“It was like a Mini-tornado!”


This is one of the most quotes you hear in the media after any major storm event where there’s been significant damage. It’s also a term that storm chasers really hate to hear. It’s really just a misnomer caused by people not really knowing what to call this sort of weather scenario. It’s often an assumption that we don’t get tornadoes in Australia. So what’s really going on in these weather events?

Straight Line Winds

Thunderstorms can produce very strong straight line winds. These can be winds blowing into a storm, known as inflow, or winds blowing out of a storm know as outflow. Many storms in South East Queensland produce gust fronts with strong outflow. Depending on local topography and other factors, they can cause major damage.

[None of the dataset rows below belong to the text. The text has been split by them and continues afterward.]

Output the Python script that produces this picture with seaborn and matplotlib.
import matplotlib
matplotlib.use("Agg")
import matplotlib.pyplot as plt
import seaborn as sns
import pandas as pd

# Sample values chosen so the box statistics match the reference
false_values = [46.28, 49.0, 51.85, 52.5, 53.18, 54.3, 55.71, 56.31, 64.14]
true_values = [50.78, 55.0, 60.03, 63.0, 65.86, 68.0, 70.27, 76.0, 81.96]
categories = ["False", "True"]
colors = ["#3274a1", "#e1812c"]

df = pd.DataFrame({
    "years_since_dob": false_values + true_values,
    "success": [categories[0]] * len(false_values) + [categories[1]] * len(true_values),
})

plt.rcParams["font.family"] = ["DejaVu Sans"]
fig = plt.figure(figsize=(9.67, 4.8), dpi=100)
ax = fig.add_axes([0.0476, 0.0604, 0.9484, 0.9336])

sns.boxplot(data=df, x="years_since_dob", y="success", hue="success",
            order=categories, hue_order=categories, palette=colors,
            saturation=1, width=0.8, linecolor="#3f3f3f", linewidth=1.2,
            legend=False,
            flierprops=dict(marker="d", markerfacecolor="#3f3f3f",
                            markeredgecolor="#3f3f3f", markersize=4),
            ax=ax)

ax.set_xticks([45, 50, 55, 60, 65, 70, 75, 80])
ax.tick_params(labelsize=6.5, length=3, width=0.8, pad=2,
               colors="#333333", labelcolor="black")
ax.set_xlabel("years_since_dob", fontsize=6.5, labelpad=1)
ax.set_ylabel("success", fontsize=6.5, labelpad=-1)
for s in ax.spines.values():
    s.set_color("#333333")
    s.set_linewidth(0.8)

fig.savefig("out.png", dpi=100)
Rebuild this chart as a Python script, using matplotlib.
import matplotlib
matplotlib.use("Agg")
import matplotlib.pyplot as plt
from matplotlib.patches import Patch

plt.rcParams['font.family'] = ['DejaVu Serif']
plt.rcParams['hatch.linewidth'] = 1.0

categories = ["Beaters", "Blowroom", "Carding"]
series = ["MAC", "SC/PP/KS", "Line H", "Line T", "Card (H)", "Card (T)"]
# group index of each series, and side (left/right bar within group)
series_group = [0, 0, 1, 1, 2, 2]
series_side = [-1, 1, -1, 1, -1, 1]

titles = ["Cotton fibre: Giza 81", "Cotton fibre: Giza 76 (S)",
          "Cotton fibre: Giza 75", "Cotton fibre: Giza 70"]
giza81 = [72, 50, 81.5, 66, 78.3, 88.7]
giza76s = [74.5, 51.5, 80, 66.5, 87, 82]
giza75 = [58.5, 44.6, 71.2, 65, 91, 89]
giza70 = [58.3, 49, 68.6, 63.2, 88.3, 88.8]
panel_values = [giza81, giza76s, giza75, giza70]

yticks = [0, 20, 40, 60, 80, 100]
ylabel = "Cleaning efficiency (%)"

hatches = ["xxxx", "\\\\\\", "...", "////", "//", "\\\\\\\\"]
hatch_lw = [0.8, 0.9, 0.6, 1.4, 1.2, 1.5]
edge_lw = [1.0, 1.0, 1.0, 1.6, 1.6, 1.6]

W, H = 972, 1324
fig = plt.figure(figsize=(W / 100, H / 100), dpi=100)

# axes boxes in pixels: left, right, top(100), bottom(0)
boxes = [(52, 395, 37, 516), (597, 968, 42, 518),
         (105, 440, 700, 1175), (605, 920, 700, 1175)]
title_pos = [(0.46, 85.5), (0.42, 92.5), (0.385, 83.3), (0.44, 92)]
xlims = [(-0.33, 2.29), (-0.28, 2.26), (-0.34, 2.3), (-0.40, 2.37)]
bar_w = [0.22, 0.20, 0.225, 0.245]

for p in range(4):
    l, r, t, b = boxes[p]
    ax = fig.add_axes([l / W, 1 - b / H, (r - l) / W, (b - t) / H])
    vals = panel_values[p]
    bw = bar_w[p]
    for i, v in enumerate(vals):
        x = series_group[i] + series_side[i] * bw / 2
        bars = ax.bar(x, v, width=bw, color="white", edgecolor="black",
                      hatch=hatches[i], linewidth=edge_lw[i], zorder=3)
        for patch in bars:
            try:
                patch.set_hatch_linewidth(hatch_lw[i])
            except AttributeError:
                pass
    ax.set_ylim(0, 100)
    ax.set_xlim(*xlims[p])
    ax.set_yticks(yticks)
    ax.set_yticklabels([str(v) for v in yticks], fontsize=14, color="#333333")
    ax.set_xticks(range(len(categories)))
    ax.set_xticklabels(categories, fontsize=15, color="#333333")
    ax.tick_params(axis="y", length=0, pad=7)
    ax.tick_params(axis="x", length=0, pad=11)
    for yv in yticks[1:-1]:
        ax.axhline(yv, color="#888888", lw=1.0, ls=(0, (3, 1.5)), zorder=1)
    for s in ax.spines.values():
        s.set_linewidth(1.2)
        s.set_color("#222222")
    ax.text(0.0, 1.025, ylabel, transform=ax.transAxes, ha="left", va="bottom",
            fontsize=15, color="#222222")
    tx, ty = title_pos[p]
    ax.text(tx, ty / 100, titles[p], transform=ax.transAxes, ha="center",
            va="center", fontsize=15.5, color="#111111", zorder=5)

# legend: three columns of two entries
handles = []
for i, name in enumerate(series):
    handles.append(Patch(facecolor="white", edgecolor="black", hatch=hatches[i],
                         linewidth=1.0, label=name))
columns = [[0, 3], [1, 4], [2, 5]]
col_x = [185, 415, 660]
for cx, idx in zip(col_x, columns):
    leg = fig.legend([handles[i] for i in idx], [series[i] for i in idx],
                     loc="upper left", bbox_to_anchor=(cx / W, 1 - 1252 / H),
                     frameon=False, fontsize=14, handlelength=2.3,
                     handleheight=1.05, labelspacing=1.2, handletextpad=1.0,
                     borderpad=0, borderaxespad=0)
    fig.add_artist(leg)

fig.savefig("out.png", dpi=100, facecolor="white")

A microburst, also sometimes called a downburst, is another way damage can be produced. A microburst is where a large mass of air is moving downwards at high speed within a thunderstorm. When this airmass hits the ground it spreads out radially in all directions around the microburst. On the ground they will usually seem to be straight line winds to an observer and can exceed 100km/h in some cases. Most of the severe weather events called “mini-tornadoes” are caused by microbursts. The Gap Supercell in 2008 produced multiple microbursts in The Gap suburb of Brisbane with the results of severe damage.


It’s only been in the last few years that many Queenslanders have started to realise that Australia does get tornadoes. In fact there are several confirmed tornadoes each season in the South East Queensland area. There have even been BOM Warnings issued noting the presence of tornadoes. In January 2013 there were 6 tornadoes in Bagara. Most tornadoes in Australia are in remote and regional areas with sparse populations so go unseen. They are also frequently rain-wrapped, that is hidden in heavy rain.